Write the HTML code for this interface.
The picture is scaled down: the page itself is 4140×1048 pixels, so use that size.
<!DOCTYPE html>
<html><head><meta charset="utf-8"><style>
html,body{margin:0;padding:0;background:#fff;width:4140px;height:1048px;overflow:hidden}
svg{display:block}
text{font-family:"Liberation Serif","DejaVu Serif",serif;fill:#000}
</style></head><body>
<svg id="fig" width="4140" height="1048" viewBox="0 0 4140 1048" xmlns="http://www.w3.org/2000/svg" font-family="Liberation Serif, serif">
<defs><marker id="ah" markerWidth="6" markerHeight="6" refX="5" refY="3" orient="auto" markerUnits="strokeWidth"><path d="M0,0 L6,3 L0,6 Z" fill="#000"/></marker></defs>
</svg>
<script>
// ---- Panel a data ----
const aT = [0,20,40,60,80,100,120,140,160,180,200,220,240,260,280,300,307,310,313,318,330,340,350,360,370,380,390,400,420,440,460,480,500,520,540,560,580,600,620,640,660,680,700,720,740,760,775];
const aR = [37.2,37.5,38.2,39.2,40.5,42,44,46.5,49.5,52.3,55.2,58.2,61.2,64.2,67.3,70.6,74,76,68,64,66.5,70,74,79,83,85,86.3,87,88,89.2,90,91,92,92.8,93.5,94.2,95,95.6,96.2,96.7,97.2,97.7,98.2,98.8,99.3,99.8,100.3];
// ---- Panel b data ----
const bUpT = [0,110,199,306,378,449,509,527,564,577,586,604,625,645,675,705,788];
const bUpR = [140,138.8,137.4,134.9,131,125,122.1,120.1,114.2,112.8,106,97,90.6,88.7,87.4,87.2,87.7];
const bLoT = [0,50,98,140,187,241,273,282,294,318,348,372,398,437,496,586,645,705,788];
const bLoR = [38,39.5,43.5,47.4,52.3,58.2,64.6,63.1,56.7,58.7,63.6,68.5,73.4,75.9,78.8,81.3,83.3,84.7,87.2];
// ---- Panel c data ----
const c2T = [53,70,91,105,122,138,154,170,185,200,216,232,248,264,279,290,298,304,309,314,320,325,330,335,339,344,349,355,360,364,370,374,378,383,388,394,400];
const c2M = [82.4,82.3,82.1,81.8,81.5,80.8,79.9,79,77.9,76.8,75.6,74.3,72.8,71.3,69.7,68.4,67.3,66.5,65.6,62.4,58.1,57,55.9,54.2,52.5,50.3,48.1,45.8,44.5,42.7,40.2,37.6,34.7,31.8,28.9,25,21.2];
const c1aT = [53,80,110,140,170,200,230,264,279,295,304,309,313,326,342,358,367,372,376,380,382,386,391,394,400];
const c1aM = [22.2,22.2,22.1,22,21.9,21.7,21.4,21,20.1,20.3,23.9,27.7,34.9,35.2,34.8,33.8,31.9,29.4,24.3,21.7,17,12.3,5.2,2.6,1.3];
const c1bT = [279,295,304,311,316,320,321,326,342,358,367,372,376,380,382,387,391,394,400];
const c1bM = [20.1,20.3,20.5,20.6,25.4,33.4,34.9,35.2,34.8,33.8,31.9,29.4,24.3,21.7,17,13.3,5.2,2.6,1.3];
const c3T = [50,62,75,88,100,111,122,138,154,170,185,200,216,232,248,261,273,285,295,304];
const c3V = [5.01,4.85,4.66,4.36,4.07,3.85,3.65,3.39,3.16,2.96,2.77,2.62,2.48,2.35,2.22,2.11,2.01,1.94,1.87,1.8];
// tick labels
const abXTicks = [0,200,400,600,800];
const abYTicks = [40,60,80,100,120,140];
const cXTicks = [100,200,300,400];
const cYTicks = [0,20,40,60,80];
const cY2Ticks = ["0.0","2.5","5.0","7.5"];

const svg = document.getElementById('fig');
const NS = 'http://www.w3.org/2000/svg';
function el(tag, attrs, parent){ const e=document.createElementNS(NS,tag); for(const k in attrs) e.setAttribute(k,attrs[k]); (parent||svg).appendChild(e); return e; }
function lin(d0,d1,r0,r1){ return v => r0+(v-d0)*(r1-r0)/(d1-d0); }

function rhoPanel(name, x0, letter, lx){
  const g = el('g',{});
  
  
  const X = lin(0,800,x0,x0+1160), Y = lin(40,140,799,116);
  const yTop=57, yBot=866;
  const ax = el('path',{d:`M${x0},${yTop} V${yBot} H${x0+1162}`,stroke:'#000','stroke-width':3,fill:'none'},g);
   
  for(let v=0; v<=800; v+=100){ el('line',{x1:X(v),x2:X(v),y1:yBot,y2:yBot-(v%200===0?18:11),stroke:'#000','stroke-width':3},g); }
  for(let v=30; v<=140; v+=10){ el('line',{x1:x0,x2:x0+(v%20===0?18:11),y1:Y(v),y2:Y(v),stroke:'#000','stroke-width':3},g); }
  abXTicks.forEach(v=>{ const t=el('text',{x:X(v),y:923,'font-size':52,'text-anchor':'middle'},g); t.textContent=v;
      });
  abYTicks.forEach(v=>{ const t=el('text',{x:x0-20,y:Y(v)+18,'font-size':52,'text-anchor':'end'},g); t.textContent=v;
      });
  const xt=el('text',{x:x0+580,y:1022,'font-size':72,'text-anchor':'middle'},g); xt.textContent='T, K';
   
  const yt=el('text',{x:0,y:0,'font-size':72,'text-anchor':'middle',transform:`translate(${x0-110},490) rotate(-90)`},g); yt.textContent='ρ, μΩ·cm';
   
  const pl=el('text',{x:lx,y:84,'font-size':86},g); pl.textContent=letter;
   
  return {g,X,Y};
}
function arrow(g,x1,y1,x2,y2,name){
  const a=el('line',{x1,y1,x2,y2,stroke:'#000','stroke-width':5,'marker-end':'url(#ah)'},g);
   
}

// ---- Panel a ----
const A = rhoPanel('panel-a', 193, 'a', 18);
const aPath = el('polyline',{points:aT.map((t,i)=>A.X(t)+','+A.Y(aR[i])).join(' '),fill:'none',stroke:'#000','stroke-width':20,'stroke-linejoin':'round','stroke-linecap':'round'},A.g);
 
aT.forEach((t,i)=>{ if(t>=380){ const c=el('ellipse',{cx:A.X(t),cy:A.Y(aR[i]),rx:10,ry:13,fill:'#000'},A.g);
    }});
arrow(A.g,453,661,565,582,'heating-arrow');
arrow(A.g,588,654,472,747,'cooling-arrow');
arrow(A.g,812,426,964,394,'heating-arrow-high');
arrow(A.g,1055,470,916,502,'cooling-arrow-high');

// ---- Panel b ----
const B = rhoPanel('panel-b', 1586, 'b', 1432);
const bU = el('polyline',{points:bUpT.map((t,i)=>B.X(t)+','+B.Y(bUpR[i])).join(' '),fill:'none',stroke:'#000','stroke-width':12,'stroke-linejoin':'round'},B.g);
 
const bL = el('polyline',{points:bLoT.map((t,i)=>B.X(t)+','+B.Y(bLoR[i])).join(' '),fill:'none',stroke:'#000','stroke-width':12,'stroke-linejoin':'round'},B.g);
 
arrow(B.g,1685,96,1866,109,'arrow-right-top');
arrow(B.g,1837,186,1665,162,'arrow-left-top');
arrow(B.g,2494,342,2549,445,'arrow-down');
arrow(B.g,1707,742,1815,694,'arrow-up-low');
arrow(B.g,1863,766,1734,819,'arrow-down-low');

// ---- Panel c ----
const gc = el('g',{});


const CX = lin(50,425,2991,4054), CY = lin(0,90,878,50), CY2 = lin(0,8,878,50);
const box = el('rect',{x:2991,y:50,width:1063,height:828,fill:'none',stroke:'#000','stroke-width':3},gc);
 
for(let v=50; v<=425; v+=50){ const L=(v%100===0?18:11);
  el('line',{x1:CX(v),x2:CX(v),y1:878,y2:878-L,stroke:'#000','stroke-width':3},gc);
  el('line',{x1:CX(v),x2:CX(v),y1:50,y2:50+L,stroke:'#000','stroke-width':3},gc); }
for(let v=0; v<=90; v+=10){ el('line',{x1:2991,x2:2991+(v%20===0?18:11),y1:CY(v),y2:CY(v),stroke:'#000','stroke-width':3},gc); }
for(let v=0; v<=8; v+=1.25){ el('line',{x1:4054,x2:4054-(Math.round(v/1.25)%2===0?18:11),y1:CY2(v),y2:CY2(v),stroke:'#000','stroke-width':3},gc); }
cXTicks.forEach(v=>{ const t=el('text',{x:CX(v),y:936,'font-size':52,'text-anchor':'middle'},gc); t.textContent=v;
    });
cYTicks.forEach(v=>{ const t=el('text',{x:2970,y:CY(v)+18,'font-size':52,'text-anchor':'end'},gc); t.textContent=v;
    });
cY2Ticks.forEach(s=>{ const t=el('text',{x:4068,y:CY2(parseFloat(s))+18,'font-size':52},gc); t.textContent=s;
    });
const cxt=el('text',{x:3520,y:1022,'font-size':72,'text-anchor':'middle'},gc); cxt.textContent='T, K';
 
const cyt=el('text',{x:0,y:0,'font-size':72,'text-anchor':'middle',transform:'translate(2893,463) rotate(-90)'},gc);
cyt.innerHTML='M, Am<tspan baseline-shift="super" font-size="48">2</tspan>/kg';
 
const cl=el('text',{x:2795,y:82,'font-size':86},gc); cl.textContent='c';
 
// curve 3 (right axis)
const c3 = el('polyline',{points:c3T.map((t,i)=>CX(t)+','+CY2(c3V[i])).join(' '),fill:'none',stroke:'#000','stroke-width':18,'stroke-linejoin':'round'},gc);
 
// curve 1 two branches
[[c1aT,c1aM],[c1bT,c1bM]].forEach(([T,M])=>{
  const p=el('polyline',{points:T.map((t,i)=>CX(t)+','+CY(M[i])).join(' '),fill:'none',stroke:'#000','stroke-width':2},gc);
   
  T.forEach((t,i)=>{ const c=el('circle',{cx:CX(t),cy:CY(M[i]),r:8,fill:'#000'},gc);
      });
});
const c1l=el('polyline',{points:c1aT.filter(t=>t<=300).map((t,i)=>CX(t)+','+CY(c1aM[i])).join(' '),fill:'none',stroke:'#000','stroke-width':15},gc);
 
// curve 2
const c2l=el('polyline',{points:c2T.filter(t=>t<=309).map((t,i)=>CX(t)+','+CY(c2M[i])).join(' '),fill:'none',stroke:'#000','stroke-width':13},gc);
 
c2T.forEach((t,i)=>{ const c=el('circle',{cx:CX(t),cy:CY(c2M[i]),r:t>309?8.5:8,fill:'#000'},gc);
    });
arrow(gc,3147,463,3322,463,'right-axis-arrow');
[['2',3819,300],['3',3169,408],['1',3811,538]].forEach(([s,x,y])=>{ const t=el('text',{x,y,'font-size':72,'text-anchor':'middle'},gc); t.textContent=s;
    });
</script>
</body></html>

...

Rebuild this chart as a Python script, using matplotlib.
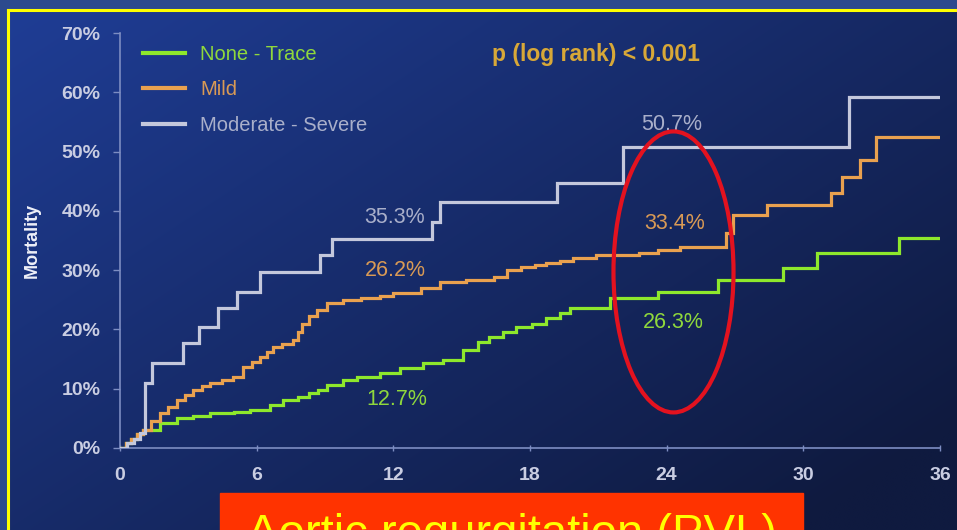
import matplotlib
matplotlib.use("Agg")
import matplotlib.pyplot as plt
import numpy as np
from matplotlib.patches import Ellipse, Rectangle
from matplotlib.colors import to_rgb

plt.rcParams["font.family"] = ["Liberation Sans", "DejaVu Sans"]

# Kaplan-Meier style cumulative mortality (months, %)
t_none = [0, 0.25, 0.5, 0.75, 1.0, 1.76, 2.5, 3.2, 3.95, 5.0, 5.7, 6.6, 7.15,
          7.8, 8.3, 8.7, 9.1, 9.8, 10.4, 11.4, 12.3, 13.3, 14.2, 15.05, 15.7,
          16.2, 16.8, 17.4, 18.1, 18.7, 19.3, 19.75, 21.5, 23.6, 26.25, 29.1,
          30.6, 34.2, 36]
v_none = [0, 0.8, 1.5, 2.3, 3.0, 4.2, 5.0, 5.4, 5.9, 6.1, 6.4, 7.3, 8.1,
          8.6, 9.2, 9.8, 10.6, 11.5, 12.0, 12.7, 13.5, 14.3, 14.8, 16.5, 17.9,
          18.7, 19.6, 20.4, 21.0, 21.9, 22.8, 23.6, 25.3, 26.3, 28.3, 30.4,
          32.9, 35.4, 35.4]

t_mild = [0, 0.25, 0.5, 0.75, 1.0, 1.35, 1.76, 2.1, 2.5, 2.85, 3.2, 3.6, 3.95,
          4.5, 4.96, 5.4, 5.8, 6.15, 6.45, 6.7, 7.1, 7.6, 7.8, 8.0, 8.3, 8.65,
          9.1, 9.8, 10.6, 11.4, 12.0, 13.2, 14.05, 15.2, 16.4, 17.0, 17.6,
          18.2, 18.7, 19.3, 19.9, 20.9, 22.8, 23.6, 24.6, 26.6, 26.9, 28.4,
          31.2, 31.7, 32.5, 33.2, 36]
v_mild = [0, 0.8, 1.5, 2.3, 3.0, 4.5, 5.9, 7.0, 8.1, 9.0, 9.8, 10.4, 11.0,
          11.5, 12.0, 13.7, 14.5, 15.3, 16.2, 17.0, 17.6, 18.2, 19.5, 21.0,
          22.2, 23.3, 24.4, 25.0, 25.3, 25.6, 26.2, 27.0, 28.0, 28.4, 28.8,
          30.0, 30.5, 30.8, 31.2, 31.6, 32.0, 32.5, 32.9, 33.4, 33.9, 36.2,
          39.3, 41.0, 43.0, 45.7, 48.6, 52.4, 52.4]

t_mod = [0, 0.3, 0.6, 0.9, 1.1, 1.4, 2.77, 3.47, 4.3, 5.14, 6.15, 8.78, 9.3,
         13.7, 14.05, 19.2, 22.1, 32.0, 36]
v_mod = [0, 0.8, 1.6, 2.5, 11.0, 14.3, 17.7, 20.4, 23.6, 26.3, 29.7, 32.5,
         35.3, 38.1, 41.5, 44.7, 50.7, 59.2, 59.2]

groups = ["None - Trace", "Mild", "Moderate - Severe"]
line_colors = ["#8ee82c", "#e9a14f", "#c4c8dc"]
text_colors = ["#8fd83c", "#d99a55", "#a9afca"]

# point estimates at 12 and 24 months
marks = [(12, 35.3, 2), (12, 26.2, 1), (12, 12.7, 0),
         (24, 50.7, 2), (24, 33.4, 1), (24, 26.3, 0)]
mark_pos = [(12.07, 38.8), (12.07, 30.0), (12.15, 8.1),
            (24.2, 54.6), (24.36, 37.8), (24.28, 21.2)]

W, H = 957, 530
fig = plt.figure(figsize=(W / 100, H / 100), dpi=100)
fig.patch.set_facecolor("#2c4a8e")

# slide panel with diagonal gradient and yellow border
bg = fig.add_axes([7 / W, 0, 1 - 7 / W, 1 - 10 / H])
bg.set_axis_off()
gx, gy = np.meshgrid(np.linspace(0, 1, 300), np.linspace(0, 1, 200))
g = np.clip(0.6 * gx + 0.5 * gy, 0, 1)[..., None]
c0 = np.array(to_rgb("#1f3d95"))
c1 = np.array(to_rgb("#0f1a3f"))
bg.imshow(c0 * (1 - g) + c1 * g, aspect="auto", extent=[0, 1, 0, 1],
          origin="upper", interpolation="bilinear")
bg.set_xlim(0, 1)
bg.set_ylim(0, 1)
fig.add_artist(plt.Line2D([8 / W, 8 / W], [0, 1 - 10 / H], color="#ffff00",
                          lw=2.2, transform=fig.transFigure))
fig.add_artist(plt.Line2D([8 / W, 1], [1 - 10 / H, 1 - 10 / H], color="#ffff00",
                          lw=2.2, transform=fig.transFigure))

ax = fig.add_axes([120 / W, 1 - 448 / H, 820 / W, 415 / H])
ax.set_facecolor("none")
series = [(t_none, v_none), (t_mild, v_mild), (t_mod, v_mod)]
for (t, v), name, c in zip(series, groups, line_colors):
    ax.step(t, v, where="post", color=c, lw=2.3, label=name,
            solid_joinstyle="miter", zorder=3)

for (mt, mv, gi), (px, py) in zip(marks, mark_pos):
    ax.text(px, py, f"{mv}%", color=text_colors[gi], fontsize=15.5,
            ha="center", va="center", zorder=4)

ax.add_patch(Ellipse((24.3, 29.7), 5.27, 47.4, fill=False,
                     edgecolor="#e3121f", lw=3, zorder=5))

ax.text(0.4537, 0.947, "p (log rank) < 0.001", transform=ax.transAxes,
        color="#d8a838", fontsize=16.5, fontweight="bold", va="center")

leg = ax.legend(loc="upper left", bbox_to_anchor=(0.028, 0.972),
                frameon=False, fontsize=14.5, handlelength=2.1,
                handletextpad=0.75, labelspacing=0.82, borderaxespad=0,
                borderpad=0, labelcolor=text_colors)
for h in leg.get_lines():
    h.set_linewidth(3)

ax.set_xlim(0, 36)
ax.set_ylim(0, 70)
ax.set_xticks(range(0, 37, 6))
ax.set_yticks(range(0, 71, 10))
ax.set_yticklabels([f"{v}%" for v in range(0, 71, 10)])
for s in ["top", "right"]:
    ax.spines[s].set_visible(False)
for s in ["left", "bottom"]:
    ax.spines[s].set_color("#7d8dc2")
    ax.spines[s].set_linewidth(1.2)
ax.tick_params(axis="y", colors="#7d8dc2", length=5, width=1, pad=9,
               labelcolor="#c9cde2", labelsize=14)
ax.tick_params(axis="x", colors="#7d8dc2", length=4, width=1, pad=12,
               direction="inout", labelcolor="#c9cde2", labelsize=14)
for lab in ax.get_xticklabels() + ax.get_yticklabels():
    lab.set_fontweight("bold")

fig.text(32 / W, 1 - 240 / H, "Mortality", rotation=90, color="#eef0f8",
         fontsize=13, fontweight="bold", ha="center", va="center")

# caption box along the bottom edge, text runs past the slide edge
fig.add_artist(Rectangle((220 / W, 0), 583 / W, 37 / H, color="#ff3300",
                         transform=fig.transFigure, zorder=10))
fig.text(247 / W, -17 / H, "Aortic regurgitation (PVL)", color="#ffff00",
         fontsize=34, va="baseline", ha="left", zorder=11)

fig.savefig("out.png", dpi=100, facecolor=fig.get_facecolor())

- Direction -
Give the lines above again exactly, from the one containing "Rebuild this chart" to the one containing "(24.2, 54.6), (24.36, 37.8), (24.28, 21.2)]", both included, but leave out the pictures.

- Solution to the problem -
Rebuild this chart as a Python script, using matplotlib.
import matplotlib
matplotlib.use("Agg")
import matplotlib.pyplot as plt
import numpy as np
from matplotlib.patches import Ellipse, Rectangle
from matplotlib.colors import to_rgb

plt.rcParams["font.family"] = ["Liberation Sans", "DejaVu Sans"]

# Kaplan-Meier style cumulative mortality (months, %)
t_none = [0, 0.25, 0.5, 0.75, 1.0, 1.76, 2.5, 3.2, 3.95, 5.0, 5.7, 6.6, 7.15,
          7.8, 8.3, 8.7, 9.1, 9.8, 10.4, 11.4, 12.3, 13.3, 14.2, 15.05, 15.7,
          16.2, 16.8, 17.4, 18.1, 18.7, 19.3, 19.75, 21.5, 23.6, 26.25, 29.1,
          30.6, 34.2, 36]
v_none = [0, 0.8, 1.5, 2.3, 3.0, 4.2, 5.0, 5.4, 5.9, 6.1, 6.4, 7.3, 8.1,
          8.6, 9.2, 9.8, 10.6, 11.5, 12.0, 12.7, 13.5, 14.3, 14.8, 16.5, 17.9,
          18.7, 19.6, 20.4, 21.0, 21.9, 22.8, 23.6, 25.3, 26.3, 28.3, 30.4,
          32.9, 35.4, 35.4]

t_mild = [0, 0.25, 0.5, 0.75, 1.0, 1.35, 1.76, 2.1, 2.5, 2.85, 3.2, 3.6, 3.95,
          4.5, 4.96, 5.4, 5.8, 6.15, 6.45, 6.7, 7.1, 7.6, 7.8, 8.0, 8.3, 8.65,
          9.1, 9.8, 10.6, 11.4, 12.0, 13.2, 14.05, 15.2, 16.4, 17.0, 17.6,
          18.2, 18.7, 19.3, 19.9, 20.9, 22.8, 23.6, 24.6, 26.6, 26.9, 28.4,
          31.2, 31.7, 32.5, 33.2, 36]
v_mild = [0, 0.8, 1.5, 2.3, 3.0, 4.5, 5.9, 7.0, 8.1, 9.0, 9.8, 10.4, 11.0,
          11.5, 12.0, 13.7, 14.5, 15.3, 16.2, 17.0, 17.6, 18.2, 19.5, 21.0,
          22.2, 23.3, 24.4, 25.0, 25.3, 25.6, 26.2, 27.0, 28.0, 28.4, 28.8,
          30.0, 30.5, 30.8, 31.2, 31.6, 32.0, 32.5, 32.9, 33.4, 33.9, 36.2,
          39.3, 41.0, 43.0, 45.7, 48.6, 52.4, 52.4]

t_mod = [0, 0.3, 0.6, 0.9, 1.1, 1.4, 2.77, 3.47, 4.3, 5.14, 6.15, 8.78, 9.3,
         13.7, 14.05, 19.2, 22.1, 32.0, 36]
v_mod = [0, 0.8, 1.6, 2.5, 11.0, 14.3, 17.7, 20.4, 23.6, 26.3, 29.7, 32.5,
         35.3, 38.1, 41.5, 44.7, 50.7, 59.2, 59.2]

groups = ["None - Trace", "Mild", "Moderate - Severe"]
line_colors = ["#8ee82c", "#e9a14f", "#c4c8dc"]
text_colors = ["#8fd83c", "#d99a55", "#a9afca"]

# point estimates at 12 and 24 months
marks = [(12, 35.3, 2), (12, 26.2, 1), (12, 12.7, 0),
         (24, 50.7, 2), (24, 33.4, 1), (24, 26.3, 0)]
mark_pos = [(12.07, 38.8), (12.07, 30.0), (12.15, 8.1),
            (24.2, 54.6), (24.36, 37.8), (24.28, 21.2)]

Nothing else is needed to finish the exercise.